The following proof is from Dummit and Foote's book, $Abstract$ $Algebra$. The proof is well structured and makes sense, save two minor parts. When they say $G/K $ is isomorphic to a subgroup of $S_p$, why is the justification the $1^{st}$ isomorphism theorem and not Cayley's Theorem? Second, why does $k=1\implies H=K$?
When they say $G/K$ is isomorphic to a subgroup of $S_p$, why is the justification the 1st isomorphism theorem and not Cayley's Theorem?
Well, Cayley's theorem uses regular representation of $G$ to show that $G$ embeds in some $S_n$. You don't have that here, you have group action on a set (note that $G/H$ is not a group until we prove $H$ is normal), i.e. $\pi_H\colon G\to \operatorname{Perm}(G/H) = S_p$ is a group homomorphism and by the first isomorphism theorem, $\pi_H'\colon G/K\to S_p$ is monomorphism. Perhaps this can be thought of as some application of Cayley, but there is no reason to. If you tried applying Cayley directly on $G/K$, what you would get is that $G/K$ is subgroup of $S_{kp}$, not $S_p$, which is a crucial difference.
Second, why does $k=1\implies H=K?$
$k$ is defined as $k = |H:K|$. If $k = 1$, then $H/K$ is trivial group which occurs precisely when $H = K$ (if there is $h\in H$, $h\not\in K$, then $hK$ is non-trivial element of $H/K$).
Cayley's theorem is for $G$ acting on itself, not for $G$ acting on the left cosets of a subgroup.
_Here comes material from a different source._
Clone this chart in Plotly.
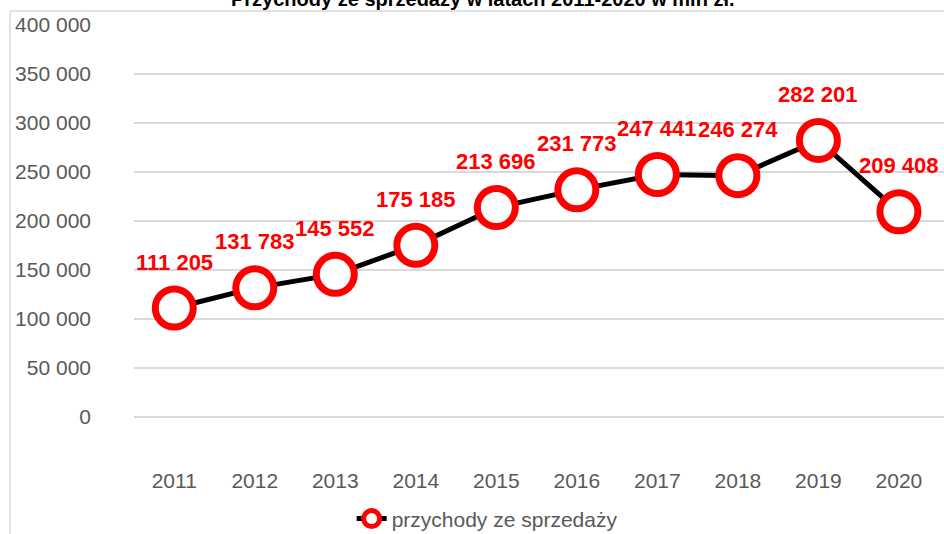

In your case $G$ acts transitively on the left cosets of $H$, so this induces an injection $\phi: G/K\to S_p$, injective because if $g_1, g_2$ induce the same permutation, then $g_1g_2^{-1}\in K$. That is to say: in $G/K$ the action is given just by taking any representative $g$ of a given $\overline{g}\in G/K$, but then in $G/K$ the identity is $\overline{e}=K$, so two elements inducing the same permuation being in $K$ means they must be equal in $G/K$ (i.e. the kernel of the map from $G/K$ to $S_p$ is trivial). But then an injective homomorphism is the same thing as saying $G/K$ is isomorphic to a subgroup of the target space, finishing the proof.
Your appeal to Cayley's theorem is not entirely meritless: There is a generalized Cayley theorem, attributed to Herstein, which can be directly applied in the given proof:
Let H be a subgroup of a group $G$. Then there is a canonical homomorphism from $G$ into the group of permutations of the cosets of $H$, and the kernel of this homomorphism is in $H$.
For your first question, observe that each $g\in G$ defines a permutation of $S = \{\gamma H\mid \gamma\in G\}$ via the action $g.(\gamma H) := (g\gamma) H$. Since $\left|G : H\right| = \# S = p$ by assumption, you can choose a bijection $S\to\{1,\dots,p\}$, and this defines a homomorphism $G\to S_p$. This homomorphism is precisely your $\pi_H$. Now the first isomorphism theorem precisely says that $$ G/K = G/\ker\pi_H\cong\operatorname{im}\pi_H\subseteq S_p. $$
Secondly, $k$ was defined to be the index of $K$ in $H$. That is, $k = \#\{hK\mid h\in H\}$. But if $k = 1$, this means that $hK = K$ for all $h\in H$; i.e., $H\subseteq K$. Since $K\subseteq H$ as well, this means $H = K$.
(To see that $K\subseteq H$, recall that $K := \ker\pi_H$, meaning that any $\kappa\in K$ acts as the identity on the set $S$ defined above via the action $\kappa.(\gamma H) = (\kappa\gamma)H$. That is, $$ \kappa.(\gamma H) = (\kappa\gamma)H = \gamma H $$ for all $\kappa\in K$, $\gamma\in G$. In particular, $\kappa.H = H$ for all $\kappa\in K$, so that $\kappa\in H$ for all $\kappa\in K$.)